Dieses Programm ist im Neuen Testament bereits angelegt. Un­übersehbar wird überliefert, dass Menschen, die an den Rändern der Gesellschaft lebten (Sklavinnen), in den christlichen Ge­meinden eine neue Identität erhielten, frei wurden von gesellschaftlichen Diskriminierungszwängen und das soziale Leben offener und gerechter wurde. Paulus’ Ausführungen in Gal 3,26–28 begründen N.s Gedankengänge. »Es ist insofern keine neue Mode [Hervorhebung im Original] oder etwa der Anpassung an eine liberalistische postmoderne Kultur geschuldet, Kasualtheorie in einen diversitätsorientierten Fokus zu setzen und inklusiv zu betreiben. Es liegt vielmehr eine Art theologisches Revisionsbedürfnis vor […]« (176).

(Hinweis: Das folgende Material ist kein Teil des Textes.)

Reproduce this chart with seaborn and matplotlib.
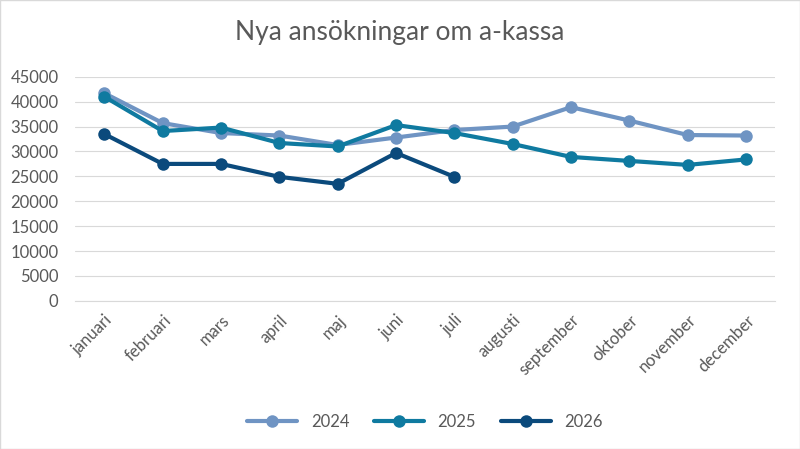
import matplotlib
matplotlib.use("Agg")
import matplotlib.pyplot as plt
import seaborn as sns
import pandas as pd

months = ["januari", "februari", "mars", "april", "maj", "juni", "juli",
          "augusti", "september", "oktober", "november", "december"]
v2024 = [41700, 35700, 33700, 33200, 31300, 32800, 34300, 35000, 38900, 36200, 33300, 33200]
v2025 = [41000, 34100, 34800, 31700, 31000, 35300, 33700, 31500, 28900, 28100, 27300, 28400]
v2026 = [33500, 27500, 27500, 24900, 23500, 29700, 24900]

rows = []
for year, vals in [("2024", v2024), ("2025", v2025), ("2026", v2026)]:
    for m, v in zip(months, vals):
        rows.append({"Månad": m, "Antal": v, "År": year})
df = pd.DataFrame(rows)

sns.set_style("white")
plt.rcParams['font.family'] = ['Lato', 'DejaVu Sans']

fig, ax = plt.subplots(figsize=(8, 4.49), dpi=100)
palette = {"2024": "#6f94c3", "2025": "#0f7aa0", "2026": "#0b4a7c"}
sns.lineplot(data=df, x="Månad", y="Antal", hue="År", palette=palette,
             marker="o", markersize=9, markeredgewidth=0, linewidth=3, sort=False, ax=ax)

ax.set_ylim(0, 45000)
ax.set_yticks(range(0, 45001, 5000))
ax.set_xlim(-0.5, 11.5)
ax.yaxis.grid(True, color="#d9d9d9", linewidth=0.8)
ax.set_xlabel("")
ax.set_ylabel("")
ax.tick_params(colors="#595959", labelsize=12, length=0)
ax.tick_params(axis="y", pad=12)
ax.tick_params(axis="x", pad=8)
plt.setp(ax.get_xticklabels(), rotation=45, ha="right", rotation_mode="anchor")
for s in ["top", "right", "left"]:
    ax.spines[s].set_visible(False)
ax.spines["bottom"].set_color("#d9d9d9")
fig.suptitle("Nya ansökningar om a-kassa", fontsize=19, color="#595959", y=0.955)

ax.legend(loc="center", bbox_to_anchor=(0.5, -0.54), ncol=3, frameon=False,
          fontsize=12, labelcolor="#595959", handlelength=3, columnspacing=1.5)

fig.subplots_adjust(left=0.094, right=0.969, top=0.829, bottom=0.33)
fig.patches.append(plt.Rectangle((0, 0), 1, 1, transform=fig.transFigure,
                                 fill=False, edgecolor="#d9d9d9", linewidth=1))
fig.savefig("out.png", dpi=100)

Kontroversen, hervorgehend aus der biblischen Überlieferungsvielfalt und angesichts der stark individualisierten Ansprüche an Trauungen, sind nicht nur zu erwarten oder gar Ausdruck einer Krise (231), sondern Zeichen lebendiger Auseinandersetzung mit dem Wandel.
N. hebt den rasanten Wandel, das Einzigartige jeder menschlichen Liebesbeziehung und damit auch jeder liebevoll gestalteten Trauung so stark hervor, dass Pfarrerinnen und Pfarrer zu Recht nach Kompensation und Entlastung fragen dürften. Im pfarramtlichen Alltag – mit Blick auf ein begrenztes Zeitbudget – werden erprobte Texte und häufig gewählte Musik, bewährte liturgische Stücke und alles, was die Zeitlosigkeit der Liebe symbolisiert, weiterhin eine wesentliche Rolle spielen. Die Spannungen zwischen Versprechen und Segen, die uralte Frage nach der Treue und der Umgang mit dem Scheitern sind bleibende Herausforderungen.
Die Lektüre ist für Studierende orientierend und für Pfarrpersonen mit vielen Dienstjahren fortbildend. Alternative Sichtweisen, inwiefern etwa die Braut »Herrin des Verfahrens« (Hervorhebung im Original, 222) bleibt, auch wenn sie sich vom Vater bis zum Bräutigam führen lässt und dabei keineswegs unter einer patriarchal-problematischen Sichtweise leidet, stellen Denkgewohnheiten, seien sie dafür oder dawider, in Frage.